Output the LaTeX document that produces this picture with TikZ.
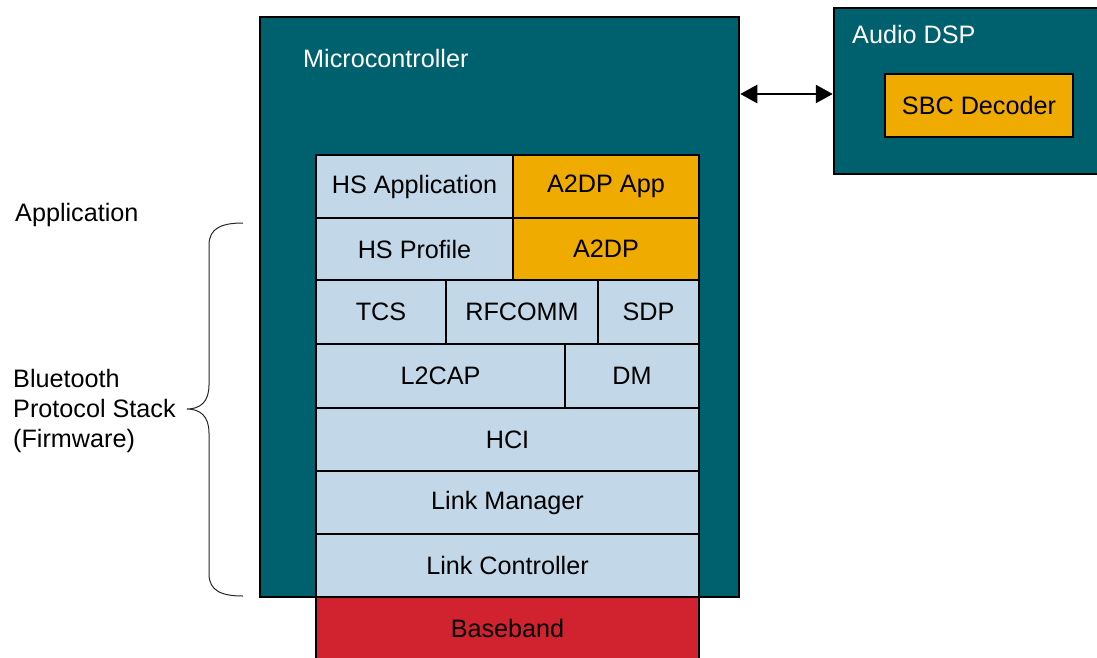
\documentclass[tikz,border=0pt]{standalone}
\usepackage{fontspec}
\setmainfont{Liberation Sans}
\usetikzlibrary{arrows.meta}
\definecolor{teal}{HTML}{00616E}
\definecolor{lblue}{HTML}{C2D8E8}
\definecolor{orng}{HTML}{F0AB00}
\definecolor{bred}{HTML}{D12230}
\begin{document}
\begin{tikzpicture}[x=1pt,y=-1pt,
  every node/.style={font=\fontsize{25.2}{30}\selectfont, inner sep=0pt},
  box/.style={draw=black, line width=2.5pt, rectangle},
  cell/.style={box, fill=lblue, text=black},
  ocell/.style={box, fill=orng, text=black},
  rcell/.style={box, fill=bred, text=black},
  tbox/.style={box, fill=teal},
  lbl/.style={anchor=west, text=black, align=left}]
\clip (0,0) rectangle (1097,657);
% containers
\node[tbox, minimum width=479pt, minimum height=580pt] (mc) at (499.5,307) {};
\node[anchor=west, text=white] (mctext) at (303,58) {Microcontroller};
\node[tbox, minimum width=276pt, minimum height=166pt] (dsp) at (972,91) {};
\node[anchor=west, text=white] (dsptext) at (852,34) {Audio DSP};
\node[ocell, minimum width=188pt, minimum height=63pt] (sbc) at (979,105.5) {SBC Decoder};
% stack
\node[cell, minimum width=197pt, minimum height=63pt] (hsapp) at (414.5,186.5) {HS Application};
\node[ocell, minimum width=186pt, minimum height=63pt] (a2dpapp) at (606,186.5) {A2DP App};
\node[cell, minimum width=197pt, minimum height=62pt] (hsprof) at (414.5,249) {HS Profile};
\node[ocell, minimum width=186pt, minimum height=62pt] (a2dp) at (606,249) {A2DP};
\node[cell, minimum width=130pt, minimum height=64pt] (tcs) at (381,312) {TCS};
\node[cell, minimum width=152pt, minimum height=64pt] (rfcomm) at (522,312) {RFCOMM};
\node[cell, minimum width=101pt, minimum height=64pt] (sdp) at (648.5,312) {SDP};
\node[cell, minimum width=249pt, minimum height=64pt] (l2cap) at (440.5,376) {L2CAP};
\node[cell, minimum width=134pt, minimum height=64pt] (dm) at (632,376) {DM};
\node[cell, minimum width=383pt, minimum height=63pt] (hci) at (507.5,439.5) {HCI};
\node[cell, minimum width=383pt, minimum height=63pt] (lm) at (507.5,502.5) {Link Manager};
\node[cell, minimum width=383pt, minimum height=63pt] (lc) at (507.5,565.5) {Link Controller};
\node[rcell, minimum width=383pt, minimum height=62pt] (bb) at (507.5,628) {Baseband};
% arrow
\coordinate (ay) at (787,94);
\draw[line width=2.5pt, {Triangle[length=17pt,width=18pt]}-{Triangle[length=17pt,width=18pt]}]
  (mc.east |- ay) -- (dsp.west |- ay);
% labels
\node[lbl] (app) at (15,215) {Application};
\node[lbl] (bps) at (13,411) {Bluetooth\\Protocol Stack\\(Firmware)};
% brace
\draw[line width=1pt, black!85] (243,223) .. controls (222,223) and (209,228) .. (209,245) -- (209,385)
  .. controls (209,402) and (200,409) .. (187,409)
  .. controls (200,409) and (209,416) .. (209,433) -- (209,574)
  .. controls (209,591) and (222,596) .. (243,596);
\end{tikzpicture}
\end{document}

◇ ◇ ◇ ◇ ◇

▶ _Given exercise_
Your task is an exact transcription of all the data, minus the pictures.

▶ _Result of this task_
Output the LaTeX document that produces this picture with TikZ.
\documentclass[tikz,border=0pt]{standalone}
\usepackage{fontspec}
\setmainfont{Liberation Sans}
\usetikzlibrary{arrows.meta}
\definecolor{teal}{HTML}{00616E}
\definecolor{lblue}{HTML}{C2D8E8}
\definecolor{orng}{HTML}{F0AB00}
\definecolor{bred}{HTML}{D12230}
\begin{document}
\begin{tikzpicture}[x=1pt,y=-1pt,
  every node/.style={font=\fontsize{25.2}{30}\selectfont, inner sep=0pt},
  box/.style={draw=black, line width=2.5pt, rectangle},
  cell/.style={box, fill=lblue, text=black},
  ocell/.style={box, fill=orng, text=black},
  rcell/.style={box, fill=bred, text=black},
  tbox/.style={box, fill=teal},
  lbl/.style={anchor=west, text=black, align=left}]
\clip (0,0) rectangle (1097,657);
% containers
\node[tbox, minimum width=479pt, minimum height=580pt] (mc) at (499.5,307) {};
\node[anchor=west, text=white] (mctext) at (303,58) {Microcontroller};
\node[tbox, minimum width=276pt, minimum height=166pt] (dsp) at (972,91) {};
\node[anchor=west, text=white] (dsptext) at (852,34) {Audio DSP};
\node[ocell, minimum width=188pt, minimum height=63pt] (sbc) at (979,105.5) {SBC Decoder};
% stack
\node[cell, minimum width=197pt, minimum height=63pt] (hsapp) at (414.5,186.5) {HS Application};
\node[ocell, minimum width=186pt, minimum height=63pt] (a2dpapp) at (606,186.5) {A2DP App};
\node[cell, minimum width=197pt, minimum height=62pt] (hsprof) at (414.5,249) {HS Profile};
\node[ocell, minimum width=186pt, minimum height=62pt] (a2dp) at (606,249) {A2DP};
\node[cell, minimum width=130pt, minimum height=64pt] (tcs) at (381,312) {TCS};
\node[cell, minimum width=152pt, minimum height=64pt] (rfcomm) at (522,312) {RFCOMM};
\node[cell, minimum width=101pt, minimum height=64pt] (sdp) at (648.5,312) {SDP};
\node[cell, minimum width=249pt, minimum height=64pt] (l2cap) at (440.5,376) {L2CAP};
\node[cell, minimum width=134pt, minimum height=64pt] (dm) at (632,376) {DM};
\node[cell, minimum width=383pt, minimum height=63pt] (hci) at (507.5,439.5) {HCI};
\node[cell, minimum width=383pt, minimum height=63pt] (lm) at (507.5,502.5) {Link Manager};
\node[cell, minimum width=383pt, minimum height=63pt] (lc) at (507.5,565.5) {Link Controller};
\node[rcell, minimum width=383pt, minimum height=62pt] (bb) at (507.5,628) {Baseband};
% arrow
\coordinate (ay) at (787,94);
\draw[line width=2.5pt, {Triangle[length=17pt,width=18pt]}-{Triangle[length=17pt,width=18pt]}]
  (mc.east |- ay) -- (dsp.west |- ay);
% labels
\node[lbl] (app) at (15,215) {Application};
\node[lbl] (bps) at (13,411) {Bluetooth\\Protocol Stack\\(Firmware)};
% brace
\draw[line width=1pt, black!85] (243,223) .. controls (222,223) and (209,228) .. (209,245) -- (209,385)
  .. controls (209,402) and (200,409) .. (187,409)
  .. controls (200,409) and (209,416) .. (209,433) -- (209,574)
  .. controls (209,591) and (222,596) .. (243,596);
\end{tikzpicture}
\end{document}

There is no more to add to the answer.